Trump has since sent a warning to Rodríguez saying she could "pay a very big price, probably bigger than Maduro" if she "doesn't do what's right".
Why did Donald Trump attack Venezuela and what will happen next?
We are only a matter of days into 2026 and things really have picked back up from where we left off in 2025.
While tensions have been on the rise for months now between the United States and Venezuela, it wasn't until the early hours of this morning that Donald Trump decided to take decisive action.
The cause behind the world's supposed most powerful nation attacking a small South American country? - Complex and with a multitude of geopolitical and economic reasons.
Here's everything we know about this previously simmering and now overflowing conflict.
Relations between the US and Venezuela have not been good for a long time now.

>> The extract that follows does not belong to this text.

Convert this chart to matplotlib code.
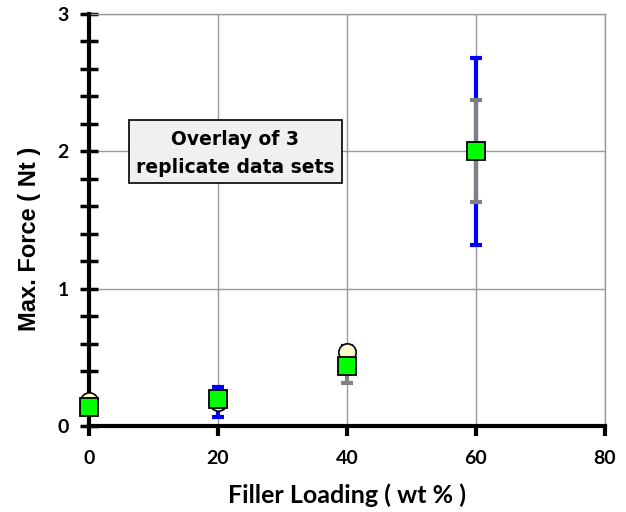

In 1998 socialist leader Hugo Chávez was elected as president and started to nationalise industry and oppose US influence in Latin America.
As we know, historically the US do not like any politics slightly left of right and naturally became wary and cold towards Venezuela.

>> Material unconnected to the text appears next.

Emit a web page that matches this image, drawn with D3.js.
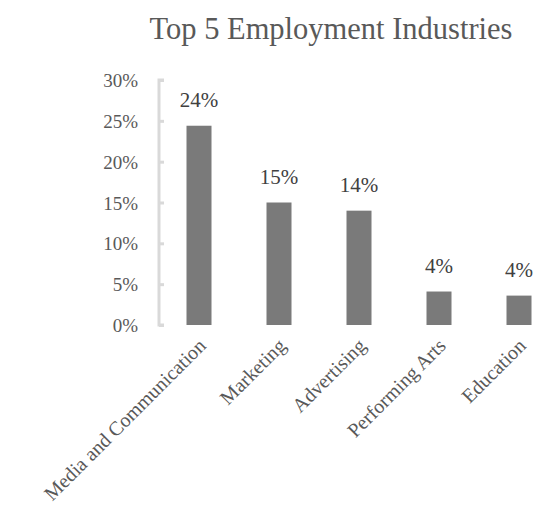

Of course, the Americans have precedent, notably in the Cold War where they influenced politics in a number of emerging socialist Latin American nations such as Cuba, Chile, Nicaragua, El Salvador, etc.

However, things worsened in 2002 following a failed coup attempt which Chávez claimed the US had supported.
Chavez would die in 2013 with President (potentially until this morning) Nicolás Maduro taking over power.
Maduro is also a socialist leader, but also employed authoritarianism, election manipulation, and human rights abuses, leading to the US imposing sanctions on the nation in 2014.
Relations would worsen further in 2019 when the US recognised opposition leader Juan Guaidó as Venezuela’s interim president.
This was followed by sanctions, notably on Venezuela's large oil industry - we'll be coming back to that magic three letter word.
Now, these tensions were all pretty much based on tit for tat diplomacy until the arrival of FIFA Peace Prize winner Donald Trump!
Trump started taking direct action against Venezuela in the name of 'the war on drugs' - because all definitely worthy causes for attack/invasion need a 'war on' something.
This led to Trump ordering the US military to carry out attacks on small trafficking boats bringing drugs to the US.
However, this was done in a no forgiveness style which has led to around 110 people dead, as per the BBC.

Many of these attacks have also been carried out in international waters.
Trump also believes that Maduro is at the head of such operations, claiming him to be linked with the Cartel of the Suns, a group designated as a terrorist organisation by the US.
While Trump has labelled drug trafficking as reasons for righteous hostility, many have pointed out that the vast majority of drugs entering the US still come through Mexico, and not on small boats from Venezuela, while are mostly produced in Colombia.
Trump has also used this hostility to partially ban migration and travel from Venezuela to the US.
While there may be some truth in the war on drugs and migration, one factor looms large over the heads of those backing military action in Venezuela, and its shadow stretches back decades - oil.
Many have been quick to point out that, quite astonishingly, Venezuela has the largest oil reserves in the world, even more than Saudi Arabia and the other Gulf states.
The US has already blockaded oil tankers around Venezuela and it is highly likely to be a motivation behind trying to depose Maduro.

Venezuela has been mistreated and abused by government mishandling, corruption and international sanctions.
A nation with more oil reserves than Saudi Arabia should be one of the richest in the world, but it isn't.
It is likely, whether to the benefit or not of the Venezuelan people, that Trump will look to broker a deal with a new regime in which America will be able to profit off these oil reserves - although this remains purely speculation.